Saved data entries:
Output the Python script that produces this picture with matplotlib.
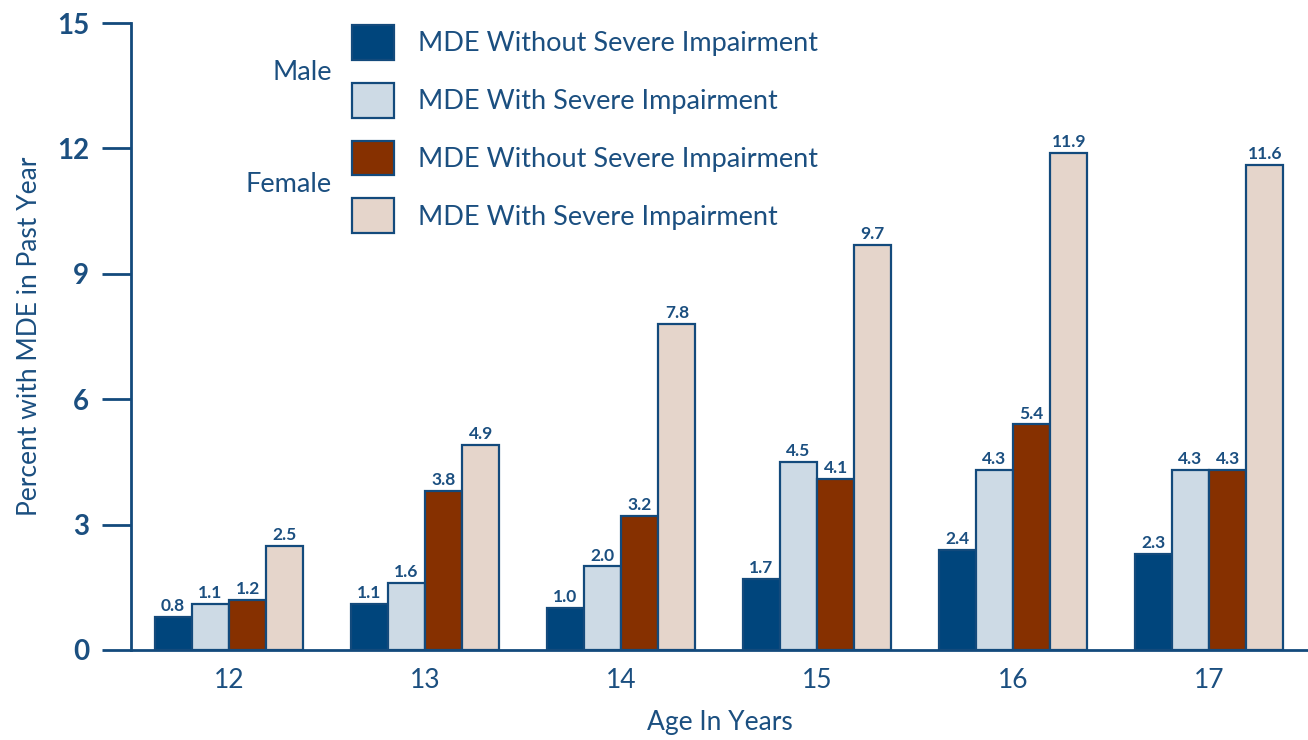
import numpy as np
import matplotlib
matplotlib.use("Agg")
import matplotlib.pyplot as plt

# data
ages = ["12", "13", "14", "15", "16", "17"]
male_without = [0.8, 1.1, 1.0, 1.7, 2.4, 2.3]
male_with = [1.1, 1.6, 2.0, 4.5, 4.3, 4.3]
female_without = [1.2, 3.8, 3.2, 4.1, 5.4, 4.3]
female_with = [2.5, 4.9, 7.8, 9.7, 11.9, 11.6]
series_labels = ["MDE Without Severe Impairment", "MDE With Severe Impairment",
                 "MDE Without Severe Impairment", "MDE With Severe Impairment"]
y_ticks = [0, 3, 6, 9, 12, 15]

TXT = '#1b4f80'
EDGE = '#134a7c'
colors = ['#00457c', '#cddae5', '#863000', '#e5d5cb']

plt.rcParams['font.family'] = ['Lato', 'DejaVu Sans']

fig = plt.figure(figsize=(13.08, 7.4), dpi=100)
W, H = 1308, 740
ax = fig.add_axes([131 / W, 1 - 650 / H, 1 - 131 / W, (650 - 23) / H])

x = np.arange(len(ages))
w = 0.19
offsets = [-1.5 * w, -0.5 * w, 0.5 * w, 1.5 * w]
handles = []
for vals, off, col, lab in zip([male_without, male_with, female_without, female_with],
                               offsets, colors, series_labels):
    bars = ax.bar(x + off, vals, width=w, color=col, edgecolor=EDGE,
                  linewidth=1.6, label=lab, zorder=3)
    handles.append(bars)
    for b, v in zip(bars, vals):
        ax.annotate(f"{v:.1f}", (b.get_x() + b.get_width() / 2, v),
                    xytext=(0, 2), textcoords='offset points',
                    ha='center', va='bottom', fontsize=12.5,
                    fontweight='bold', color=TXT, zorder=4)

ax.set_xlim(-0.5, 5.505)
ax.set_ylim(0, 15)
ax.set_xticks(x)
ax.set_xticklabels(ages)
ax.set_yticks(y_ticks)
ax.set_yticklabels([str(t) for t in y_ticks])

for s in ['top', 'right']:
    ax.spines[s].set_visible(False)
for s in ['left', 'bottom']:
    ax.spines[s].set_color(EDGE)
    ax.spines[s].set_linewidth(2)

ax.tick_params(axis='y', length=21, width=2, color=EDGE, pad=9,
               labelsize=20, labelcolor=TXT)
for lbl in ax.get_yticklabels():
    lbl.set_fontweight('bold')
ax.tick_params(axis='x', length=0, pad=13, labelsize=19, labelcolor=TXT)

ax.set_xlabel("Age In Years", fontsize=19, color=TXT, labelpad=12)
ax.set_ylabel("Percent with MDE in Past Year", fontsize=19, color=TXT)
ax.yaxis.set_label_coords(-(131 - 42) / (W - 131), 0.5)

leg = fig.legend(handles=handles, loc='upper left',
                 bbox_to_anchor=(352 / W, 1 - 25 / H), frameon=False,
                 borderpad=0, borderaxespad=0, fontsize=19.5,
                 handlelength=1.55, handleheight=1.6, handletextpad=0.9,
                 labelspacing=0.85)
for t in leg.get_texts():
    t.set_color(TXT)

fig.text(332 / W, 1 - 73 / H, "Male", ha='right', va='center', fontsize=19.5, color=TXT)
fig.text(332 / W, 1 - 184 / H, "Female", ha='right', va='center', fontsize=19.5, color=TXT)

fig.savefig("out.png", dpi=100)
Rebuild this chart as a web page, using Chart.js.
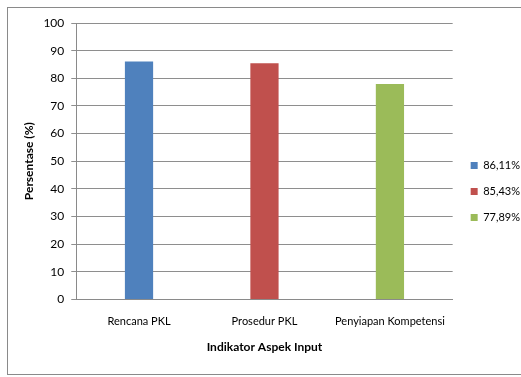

> _SET TASK_
Repeat each entry above word for word, leaving every picture out.

> _SOLVED PROBLEM_
Output the Python script that produces this picture with matplotlib.
import numpy as np
import matplotlib
matplotlib.use("Agg")
import matplotlib.pyplot as plt

# data
ages = ["12", "13", "14", "15", "16", "17"]
male_without = [0.8, 1.1, 1.0, 1.7, 2.4, 2.3]
male_with = [1.1, 1.6, 2.0, 4.5, 4.3, 4.3]
female_without = [1.2, 3.8, 3.2, 4.1, 5.4, 4.3]
female_with = [2.5, 4.9, 7.8, 9.7, 11.9, 11.6]
series_labels = ["MDE Without Severe Impairment", "MDE With Severe Impairment",
                 "MDE Without Severe Impairment", "MDE With Severe Impairment"]
y_ticks = [0, 3, 6, 9, 12, 15]

TXT = '#1b4f80'
EDGE = '#134a7c'
colors = ['#00457c', '#cddae5', '#863000', '#e5d5cb']

plt.rcParams['font.family'] = ['Lato', 'DejaVu Sans']

fig = plt.figure(figsize=(13.08, 7.4), dpi=100)
W, H = 1308, 740
ax = fig.add_axes([131 / W, 1 - 650 / H, 1 - 131 / W, (650 - 23) / H])

x = np.arange(len(ages))
w = 0.19
offsets = [-1.5 * w, -0.5 * w, 0.5 * w, 1.5 * w]
handles = []
for vals, off, col, lab in zip([male_without, male_with, female_without, female_with],
                               offsets, colors, series_labels):
    bars = ax.bar(x + off, vals, width=w, color=col, edgecolor=EDGE,
                  linewidth=1.6, label=lab, zorder=3)
    handles.append(bars)
    for b, v in zip(bars, vals):
        ax.annotate(f"{v:.1f}", (b.get_x() + b.get_width() / 2, v),
                    xytext=(0, 2), textcoords='offset points',
                    ha='center', va='bottom', fontsize=12.5,
                    fontweight='bold', color=TXT, zorder=4)

ax.set_xlim(-0.5, 5.505)
ax.set_ylim(0, 15)
ax.set_xticks(x)
ax.set_xticklabels(ages)
ax.set_yticks(y_ticks)
ax.set_yticklabels([str(t) for t in y_ticks])

for s in ['top', 'right']:
    ax.spines[s].set_visible(False)
for s in ['left', 'bottom']:
    ax.spines[s].set_color(EDGE)
    ax.spines[s].set_linewidth(2)

ax.tick_params(axis='y', length=21, width=2, color=EDGE, pad=9,
               labelsize=20, labelcolor=TXT)
for lbl in ax.get_yticklabels():
    lbl.set_fontweight('bold')
ax.tick_params(axis='x', length=0, pad=13, labelsize=19, labelcolor=TXT)

ax.set_xlabel("Age In Years", fontsize=19, color=TXT, labelpad=12)
ax.set_ylabel("Percent with MDE in Past Year", fontsize=19, color=TXT)
ax.yaxis.set_label_coords(-(131 - 42) / (W - 131), 0.5)

leg = fig.legend(handles=handles, loc='upper left',
                 bbox_to_anchor=(352 / W, 1 - 25 / H), frameon=False,
                 borderpad=0, borderaxespad=0, fontsize=19.5,
                 handlelength=1.55, handleheight=1.6, handletextpad=0.9,
                 labelspacing=0.85)
for t in leg.get_texts():
    t.set_color(TXT)

fig.text(332 / W, 1 - 73 / H, "Male", ha='right', va='center', fontsize=19.5, color=TXT)
fig.text(332 / W, 1 - 184 / H, "Female", ha='right', va='center', fontsize=19.5, color=TXT)

fig.savefig("out.png", dpi=100)
Rebuild this chart as a web page, using Chart.js.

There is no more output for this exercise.